I am thirty-one. According to American youth-centered culture, I aged out of usefulness. I am now less valuable to society, and will continue to grow less valuable. I can retain some of my diminishing returns in societal value if I spend a bunch of money on creams and work out ad nauseam and sleep in a giant Tupperware container, thereby staying fresh just a tad longer and fooling myself and others that I'm not slowly marching toward my inevitable death.
I'm also told I can lie about my age to feel more secure about my appearance and fool others into thinking I'm actually worth more than my true age reveals me to be. This seems to be especially prevalent in the performing arts.
I for one do not intend to contribute to the web of lies. Lies which fool no one, and only perpetuate the nonsense that only a young woman is a worthy woman.
[Expletive deleted] that.
I find it especially disturbing when women add to this, as evidenced by a video circulating the Innerwebz about the difference between 29 and 31.
In this supposedly comic video, a 29 year old woman is depicted as happy, well-adjusted, and feeling comfortable with herself, while a 31 year old woman is neurotic, lonely and angry. This [expletive deleted] ridiculousness is accompanied by a [expletive deleted] ukulele, making it that much worse.
Way to knock feminism back 30 years, ladies.
Maybe the 31 year old woman should settle and marry anybody, anybody at all, dye her hair platinum blond, pop out 3 babies, and become really devoted to brand name cleaning products.
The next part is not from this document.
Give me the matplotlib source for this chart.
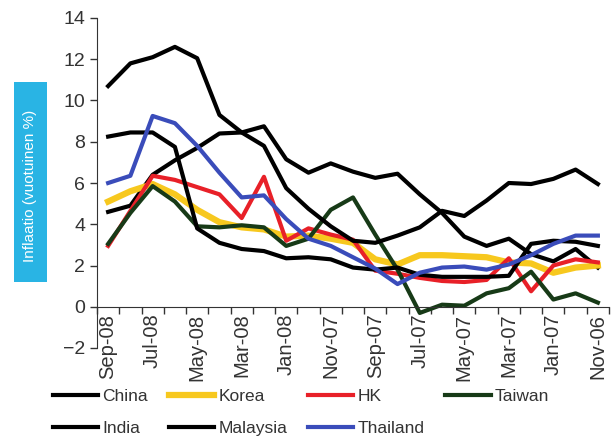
import matplotlib
matplotlib.use('Agg')
import matplotlib.pyplot as plt
from matplotlib.patches import Rectangle
import numpy as np

plt.rcParams['font.family'] = ['Liberation Sans', 'DejaVu Sans']

# months, newest first (as in the source chart)
months = ['Sep-08', 'Aug-08', 'Jul-08', 'Jun-08', 'May-08', 'Apr-08', 'Mar-08', 'Feb-08',
          'Jan-08', 'Dec-07', 'Nov-07', 'Oct-07', 'Sep-07', 'Aug-07', 'Jul-07', 'Jun-07',
          'May-07', 'Apr-07', 'Mar-07', 'Feb-07', 'Jan-07', 'Dec-06', 'Nov-06']

# inflation values (%)
china = [4.6, 4.9, 6.4, 7.1, 7.7, 8.4, 8.45, 8.75, 7.15, 6.5, 6.95, 6.55, 6.25, 6.45,
         5.45, 4.55, 3.4, 2.95, 3.3, 2.55, 2.2, 2.8, 1.9]
korea = [5.1, 5.6, 5.95, 5.45, 4.7, 4.1, 3.85, 3.75, 3.4, 3.45, 3.3, 3.1, 2.3, 2.05,
         2.5, 2.5, 2.45, 2.4, 2.15, 2.1, 1.65, 1.9, 2.0]
hk = [2.95, 4.65, 6.35, 6.15, 5.8, 5.45, 4.3, 6.3, 3.2, 3.8, 3.5, 3.25, 1.75, 1.6,
      1.4, 1.25, 1.2, 1.3, 2.35, 0.75, 2.0, 2.3, 2.15]
taiwan = [3.05, 4.55, 5.85, 5.1, 3.9, 3.85, 3.95, 3.85, 2.95, 3.3, 4.7, 5.3, 3.5, 1.8,
          -0.3, 0.1, 0.05, 0.65, 0.9, 1.7, 0.35, 0.65, 0.2]
india = [10.7, 11.8, 12.1, 12.6, 12.05, 9.3, 8.45, 7.8, 5.75, 4.75, 3.9, 3.2, 3.1, 3.45,
         3.85, 4.65, 4.4, 5.15, 6.0, 5.95, 6.2, 6.65, 5.95]
malaysia = [8.25, 8.45, 8.45, 7.75, 3.8, 3.1, 2.8, 2.7, 2.35, 2.4, 2.3, 1.9, 1.8, 1.9,
            1.55, 1.45, 1.45, 1.45, 1.5, 3.05, 3.2, 3.15, 2.95]
thailand = [6.0, 6.35, 9.25, 8.9, 7.8, 6.5, 5.3, 5.4, 4.25, 3.3, 2.95, 2.4, 1.85, 1.1,
            1.65, 1.9, 1.95, 1.8, 2.05, 2.5, 3.05, 3.45, 3.45]

x = np.arange(len(months))

fig = plt.figure(figsize=(6.15, 4.36), dpi=100)
ax = fig.add_axes([97 / 615, 88 / 436, 512 / 615, 330 / 436])

series = [
    ('China', china, '#000000', 3.0),
    ('Korea', korea, '#f7c81e', 4.5),
    ('HK', hk, '#e82028', 3.0),
    ('Taiwan', taiwan, '#173a17', 3.0),
    ('India', india, '#000000', 3.0),
    ('Malaysia', malaysia, '#000000', 3.0),
    ('Thailand', thailand, '#3a4cba', 3.0),
]
for name, vals, col, lw in series:
    ax.plot(x, vals, color=col, lw=lw, label=name, solid_joinstyle='round')

ax.set_xlim(-0.5, len(months) - 0.5)
ax.set_ylim(-2, 14)
ax.set_yticks(range(-2, 15, 2))
ax.tick_params(axis='y', labelsize=14, colors='#333333', length=5, width=1, direction='out')

# category axis crosses at zero, ticks between categories
ax.spines['bottom'].set_position(('data', 0))
ax.spines['top'].set_visible(False)
ax.spines['right'].set_visible(False)
ax.spines['left'].set_color('#333333')
ax.spines['bottom'].set_color('#333333')
ax.set_xticks(x[::2])
ax.set_xticklabels(months[::2], rotation=90)
ax.set_xticks(np.arange(-0.5, len(months), 1), minor=True)
ax.tick_params(axis='x', which='major', length=0, labelsize=14.5, colors='#333333', pad=5)
ax.tick_params(axis='x', which='minor', length=5, width=1, direction='out', color='#333333')

# y label in a cyan box
fig.patches.append(Rectangle((14 / 615, 154 / 436), 33 / 615, 200 / 436,
                             transform=fig.transFigure, facecolor='#29b4e4',
                             edgecolor='none'))
fig.text(30.5 / 615, 1 - 186 / 436, 'Inflaatio (vuotuinen %)', rotation=90,
         color='white', fontsize=11, ha='center', va='center')

# legend filled column by column, so order it to read row by row
handles, labels = ax.get_legend_handles_labels()
order = [0, 4, 1, 5, 2, 6, 3]
fig.legend([handles[i] for i in order], [labels[i] for i in order], ncol=4,
           loc='upper left', bbox_to_anchor=(53 / 615, 1 - 389 / 436),
           frameon=False, fontsize=12.5, handlelength=2.6, handletextpad=0.25,
           columnspacing=1.2, labelspacing=0.95, borderaxespad=0, borderpad=0,
           labelcolor='#333333')

plt.savefig('out.png', dpi=100)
That's where happiness lies for women in their 30s, right?
My 31st birthday was not the most exciting one-- I had adult responsibilities. Ugh. You know, an audition, a nap, some freelance writing work, singing in an opera, and then enjoying fine Scotch in a bar where the music isn't too loud and is over a decade old. Ho hum.
My 30th birthday involved setting off illegal fireworks in my in-laws driveway, followed by a trip to New Orleans and then another to Peru.
Flashback to my 21st birthday:
I binge drank and then threw up on the sidewalk in front a cop.
If my birthday celebrations are any indication of my value as a person. I'd say that I only become more valuable as time goes on.
I pay taxes, for [expletive deleted]'s sake.
I've heard the aging-like-fine-wine comment a few times in the last few days. But wines are put in a rack in a cellar to be displayed and saved for another day when they're worth lots of money or only to be opened on special occasions. That's not a comparison I'd like to invite. I don't like basements that much.
Rather, I think of myself like milk. No, not the milk your college roommate left at the back of the fridge for 2 months that soured and must be thrown out. More like buttermilk, that rises to the top after churning through the difficulties of life, and whose creamy consistency is the joy of bakers everywhere.
Perhaps my age does limit me-- I mean, at this point I really have to accept the reality that being in the Ice Capades or becoming an astronaut fall into the Not Going to Happen category. Let's ignore for a second that I am bad at ice skating and that I have poor vision and tend to get motion sickness on a crosstown bus.
But the sky is still the limit for this thirty-one year old lady.
So long as I can be home by 11. I have to be at work in the morning.